March 15, 2008
Abusing Drugs while Pregnant
Another front opens in the abortion wars.
An Alabama prosecutor is taking advantage of a new law to arrest mothers found to be using drugs while pregnant. "In my jurisdiction, a baby being born dead because of drug abuse is a huge deal," district attorney, Greg L. Gambril told The New York Times.
Mr. Gambril makes little distinction between fetus and child. He said his duty was to protect both - though the Alabama law he uses makes no reference to unborn children, and was primarily intended to protect youngsters from exposure to methamphetamine laboratories.
In the last 18 months, Gambril has charged eight women in the 37,000-person county with endangering their unborn babies through drug use, "a tally," The Times says, "without any recent parallel that women's advocates have been able to find."

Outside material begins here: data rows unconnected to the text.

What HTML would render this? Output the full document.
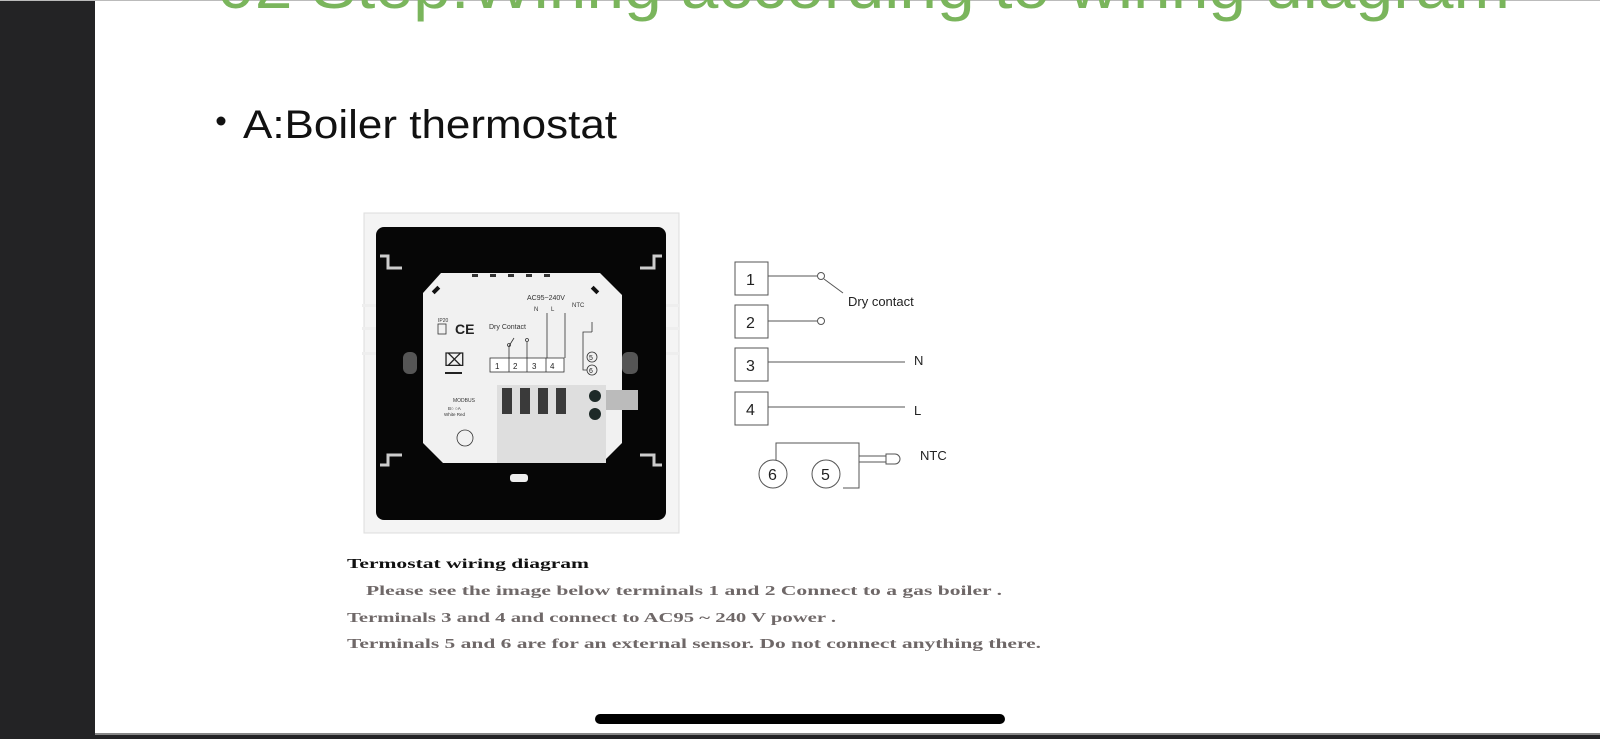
<!DOCTYPE html>
<html><head><meta charset="utf-8"><style>
html,body{margin:0;padding:0;width:1600px;height:739px;overflow:hidden;background:#fff;}
</style></head><body>
<svg width="1600" height="739" viewBox="0 0 1600 739" xmlns="http://www.w3.org/2000/svg" font-family="Liberation Sans, sans-serif">
<rect x="0" y="0" width="1600" height="739" fill="#fff"/>
<rect x="0" y="0" width="95" height="739" fill="#232325"/>
<rect x="0" y="0" width="1600" height="1" fill="#bbb"/>
<rect x="0" y="735" width="1600" height="4" fill="#232325"/>
<rect x="95" y="733" width="1505" height="2" fill="#888"/>
<!-- title -->
<text x="217" y="8" font-size="64" fill="#7ab55c" textLength="1293" lengthAdjust="spacingAndGlyphs">02 Step:Wiring according to wiring diagram</text>
<circle cx="221" cy="121" r="4.5" fill="#111"/>
<text x="243" y="138" font-size="40" fill="#111" textLength="374" lengthAdjust="spacingAndGlyphs">A:Boiler thermostat</text>

<!-- thermostat photo -->
<rect x="364" y="213" width="315" height="320" fill="#f4f4f4" stroke="#ddd"/>
<rect x="376" y="227" width="290" height="293" rx="8" fill="#060606"/>
<g fill="#eee">
<rect x="362" y="304" width="14" height="3"/><rect x="362" y="327" width="14" height="3"/><rect x="362" y="352" width="14" height="3"/>
<rect x="666" y="304" width="14" height="3"/><rect x="666" y="327" width="14" height="3"/><rect x="666" y="352" width="14" height="3"/>
</g>
<g fill="none" stroke="#ccc" stroke-width="3">
<path d="M380 256 h8 v12 h14"/><path d="M662 256 h-8 v12 h-14"/>
<path d="M380 465 h8 v-10 h14"/><path d="M662 465 h-8 v-10 h-14"/>
</g>
<rect x="403" y="352" width="14" height="22" rx="6" fill="#555"/>
<rect x="622" y="352" width="16" height="22" rx="6" fill="#555"/>
<polygon points="441,273 600,273 622,295 622,443 602,463 443,463 423,443 423,293" fill="#f1f1f1"/>
<polygon points="497,385 606,385 606,390 618,390 618,410 606,410 606,463 497,463" fill="#dedede"/>
<rect x="606" y="390" width="32" height="20" fill="#bbb"/>
<rect x="510" y="474" width="18" height="8" rx="3" fill="#eee"/>
<g fill="#333"><rect x="472" y="274" width="6" height="3"/><rect x="490" y="274" width="6" height="3"/><rect x="508" y="274" width="6" height="3"/><rect x="526" y="274" width="6" height="3"/><rect x="544" y="274" width="6" height="3"/></g>
<rect x="432" y="288" width="8" height="4" transform="rotate(-45 436 290)" fill="#111"/>
<rect x="591" y="288" width="8" height="4" transform="rotate(45 595 290)" fill="#111"/>
<text x="438" y="322" font-size="5" fill="#333">IP20</text>
<rect x="438" y="324" width="8" height="10" fill="none" stroke="#333" stroke-width="0.8"/>
<text x="455" y="334" font-size="14" font-weight="bold" fill="#222">CE</text>
<text x="444" y="366" font-size="18" fill="#222">⌧</text>
<rect x="445" y="372" width="17" height="2" fill="#222"/>
<text x="489" y="329" font-size="7" fill="#333">Dry Contact</text>
<text x="527" y="300" font-size="7" fill="#333">AC95~240V</text>
<text x="534" y="311" font-size="6" fill="#333">N</text><text x="551" y="311" font-size="6" fill="#333">L</text>
<text x="572" y="307" font-size="6" fill="#333">NTC</text>
<g stroke="#333" stroke-width="0.8" fill="none">
<line x1="509" y1="346" x2="509" y2="358"/><line x1="509" y1="346" x2="514" y2="338"/><circle cx="509" cy="345" r="1.5"/>
<line x1="527" y1="342" x2="527" y2="358"/><circle cx="527" cy="340" r="1.5"/>
<line x1="547" y1="313" x2="547" y2="358"/><line x1="565" y1="313" x2="565" y2="358"/>
<rect x="490" y="358" width="74" height="14" fill="#fff"/>
<line x1="509" y1="358" x2="509" y2="372"/><line x1="527" y1="358" x2="527" y2="372"/><line x1="546" y1="358" x2="546" y2="372"/>
<circle cx="592" cy="357" r="5"/><circle cx="592" cy="370" r="5"/>
<path d="M592 322 v10 M592 332 h-9 v38 h4"/>
<circle cx="465" cy="438" r="8"/>
</g>
<g font-size="8" fill="#222"><text x="495" y="369">1</text><text x="513" y="369">2</text><text x="532" y="369">3</text><text x="550" y="369">4</text><text x="589" y="360" font-size="7">5</text><text x="589" y="373" font-size="7">6</text></g>
<text x="453" y="402" font-size="5" fill="#333">MODBUS</text>
<text x="448" y="410" font-size="4.5" fill="#333">B○   ○A</text>
<text x="444" y="416" font-size="4.5" fill="#333">White   Red</text>
<g fill="#3a3a3a">
<rect x="502" y="388" width="10" height="26"/><rect x="520" y="388" width="10" height="26"/><rect x="538" y="388" width="10" height="26"/><rect x="556" y="388" width="10" height="26"/>
</g>
<circle cx="595" cy="396" r="6" fill="#1e2a28"/><circle cx="595" cy="414" r="6" fill="#1e2a28"/>

<!-- wiring diagram -->
<g stroke="#555" stroke-width="1" fill="#fff">
<rect x="735" y="262" width="33" height="33"/>
<rect x="735" y="305" width="33" height="33"/>
<rect x="735" y="348" width="33" height="33"/>
<rect x="735" y="392" width="33" height="33"/>
<line x1="768" y1="276" x2="817" y2="276"/><circle cx="821" cy="276" r="3.5"/><line x1="824" y1="279" x2="843" y2="293"/>
<line x1="768" y1="321" x2="817" y2="321"/><circle cx="821" cy="321" r="3.5"/>
<line x1="768" y1="362" x2="905" y2="362"/>
<line x1="768" y1="407" x2="905" y2="407"/>
<path d="M776 468 v-25 h83 v45 h-16" fill="none"/>
<circle cx="773" cy="474" r="14"/><circle cx="826" cy="474" r="14"/>
<line x1="859" y1="456" x2="887" y2="456"/><line x1="859" y1="462" x2="887" y2="462"/>
<path d="M886 454 h9 a5 5 0 0 1 0 10 h-9 z"/>
</g>
<g font-size="16" fill="#222">
<text x="746" y="285">1</text><text x="746" y="328">2</text><text x="746" y="371">3</text><text x="746" y="415">4</text>
<text x="768" y="480">6</text><text x="821" y="480">5</text>
</g>
<g font-size="13" fill="#222">
<text x="848" y="306">Dry contact</text><text x="914" y="365">N</text><text x="914" y="415">L</text><text x="920" y="460">NTC</text>
</g>

<!-- notes -->
<g font-family="Liberation Serif, serif" font-weight="bold">
<text x="347" y="568" font-size="14" fill="#111" textLength="242" lengthAdjust="spacingAndGlyphs">Termostat wiring diagram</text>
<text x="366" y="595" font-size="14" fill="#6f6868" textLength="636" lengthAdjust="spacingAndGlyphs">Please see the image below terminals 1 and 2 Connect to a gas boiler .</text>
<text x="347" y="622" font-size="14" fill="#6f6868" textLength="489" lengthAdjust="spacingAndGlyphs">Terminals 3 and 4 and connect to AC95 ~ 240 V power .</text>
<text x="347" y="648" font-size="14" fill="#6f6868" textLength="694" lengthAdjust="spacingAndGlyphs">Terminals 5 and 6 are for an external sensor. Do not connect anything there.</text>
</g>
<rect x="595" y="714" width="410" height="10" rx="5" fill="#000"/>
</svg>
</body></html>
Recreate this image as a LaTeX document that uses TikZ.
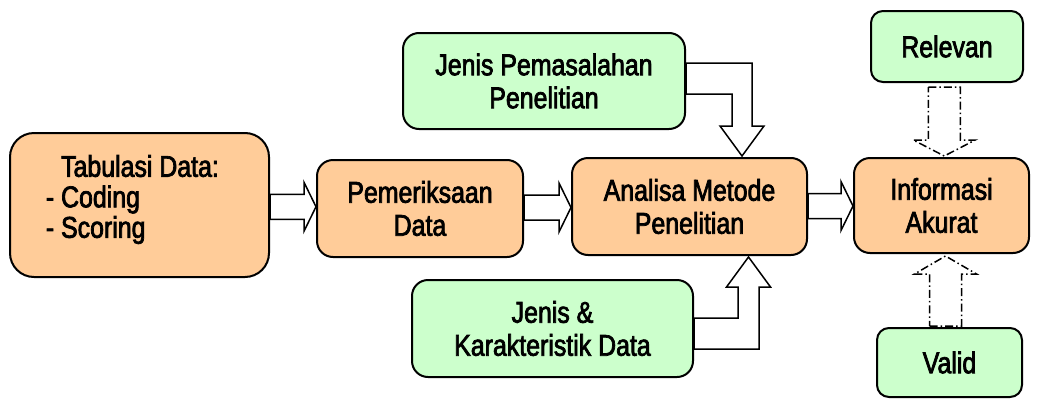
\documentclass[tikz,border=0pt]{standalone}
\usepackage{fontspec}
\setmainfont{Liberation Sans}[FakeStretch=0.83, FakeBold=2.4]
\usetikzlibrary{calc}
\definecolor{peach}{RGB}{255,204,153}
\definecolor{mint}{RGB}{204,255,204}
\newcommand\blockR[2]{%
  \draw[barrow] let \p1=(#1.east), \p2=(#2.west), \p3=($(\p1)!0.5!(\p2)$) in
    (\x1,\y3+12.5pt) -- (\x2-12pt,\y3+12.5pt) -- (\x2-12pt,\y3+24.5pt) -- (\x2,\y3)
    -- (\x2-12pt,\y3-24.5pt) -- (\x2-12pt,\y3-12.5pt) -- (\x1,\y3-12.5pt) -- cycle;}
\begin{document}
\begin{tikzpicture}[x=1pt,y=-1pt,
  box/.style={draw=black, line width=2pt, rounded corners=16pt, align=center, inner sep=0pt,
    font=\fontsize{30}{33}\selectfont},
  obox/.style={box, fill=peach},
  gbox/.style={box, fill=mint},
  barrow/.style={draw=black, fill=white, line width=1.5pt, line join=miter},
  darrow/.style={draw=black, line width=1.5pt, dash pattern=on 8pt off 3pt on 1.5pt off 3pt}]
\useasboundingbox (0,0) rectangle (1048,399);

% boxes
\node[obox, minimum width=259pt, minimum height=144pt, rounded corners=24pt] (tab) at (139.5,205) {};
\node[align=left, inner sep=0pt, font=\fontsize{30}{30.5}\selectfont] (tabtxt) at (140,199.5)
  {Tabulasi Data:\\\llap{- }Coding\\\llap{- }Scoring};
\node[obox, minimum width=206pt, minimum height=97pt] (pem) at (420,208.5) {Pemeriksaan\\Data};
\node[obox, minimum width=235pt, minimum height=97pt] (ana) at (689.5,206.5) {Analisa Metode\\Penelitian};
\node[obox, minimum width=175pt, minimum height=95pt] (inf) at (941.5,205.5) {Informasi\\Akurat};
\node[gbox, minimum width=282pt, minimum height=96pt] (jp) at (544,81) {Jenis Pemasalahan\\Penelitian};
\node[gbox, minimum width=281pt, minimum height=97pt] (jk) at (552.5,328.5) {Jenis \&\\Karakteristik Data};
\node[gbox, minimum width=152pt, minimum height=71pt, rounded corners=12pt] (rel) at (947,46.5) {Relevan};
\node[gbox, minimum width=145pt, minimum height=69pt, rounded corners=12pt] (val) at (949.5,362.5) {Valid};

% straight block arrows
\blockR{tab}{pem}
\blockR{pem}{ana}
\blockR{ana}{inf}

% bent block arrow from top
\draw[barrow] let \p1=(jp.east), \p2=(ana.north), \p3=(\x2+52.5pt,\y2+1pt) in
  (\x1,\y1+18pt) -- (\x3+10pt,\y1+18pt) -- (\x3+10pt,\y3+30pt) -- (\x3+22pt,\y3+30pt) -- (\p3)
  -- (\x3-22pt,\y3+30pt) -- (\x3-10pt,\y3+30pt) -- (\x3-10pt,\y1-13pt) -- (\x1,\y1-13pt) -- cycle;

% bent block arrow from bottom
\draw[barrow] let \p1=(jk.east), \p2=(ana.south), \p3=(\x2+59pt,\y2-1pt) in
  (\x1,\y1+10.5pt) -- (\x3-10.5pt,\y1+10.5pt) -- (\x3-10.5pt,\y3-30pt) -- (\x3-22pt,\y3-30pt) -- (\p3)
  -- (\x3+22pt,\y3-30pt) -- (\x3+10.5pt,\y3-30pt) -- (\x3+10.5pt,\y1-20.5pt) -- (\x1,\y1-20.5pt) -- cycle;

% dash-dot arrows
\draw[darrow] let \p1=(rel.south), \p2=(inf.north), \p3=($(\p1)!0.5!(\p2)$) in
  (\x3-16pt,\y1-4pt) -- (\x3+16pt,\y1-4pt) -- (\x3+16pt,\y2+17pt) -- (\x3+31pt,\y2+17pt)
  -- (\x3,\y2+1pt) -- (\x3-31pt,\y2+17pt) -- (\x3-16pt,\y2+17pt) -- cycle;
\draw[darrow] let \p1=(val.north), \p2=(inf.south), \p3=($(\p1)!0.5!(\p2)$) in
  (\x3-16pt,\y1+1pt) -- (\x3+16pt,\y1+1pt) -- (\x3+16pt,\y2-20pt) -- (\x3+31pt,\y2-20pt)
  -- (\x3,\y2-2pt) -- (\x3-31pt,\y2-20pt) -- (\x3-16pt,\y2-20pt) -- cycle;
\end{tikzpicture}
\end{document}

The article emphasizes the county's rural, Southern culture. It says Maryland threw out two similar cases, while New Mexico's Supreme Court ruled a woman couldn't be charged with child abuse for using drugs while pregnant because the fetus was not a child.
While one local attorney called the charges "an overreaching," The Times says, "others bring up the powerful, unspoken community sanction against the combination of drugs and pregnant women." Hopefully southern Alabama isn't the only place in America where people find drug abuse by pregnant women an especially troublesome problem.
But, The Times seems to say, what else is there to do in southern Alabama?
Covington County is an isolated rural terrain where drugs are a recreational outlet in the absence of others, where the police found nearly 200 methamphetamine laboratories in the first years of the decade, and where they made more arrests for abusing the drug than anywhere else in the state.
All of the women quoted by The Times had several other charges.
It's unfortunate that a public discussion over something as serious as drug abuse by pregnant women has to be laced with the abortion debate. On this issue, at least, isn't there enough common ground on which pro-life and pro-choice advocates can agree?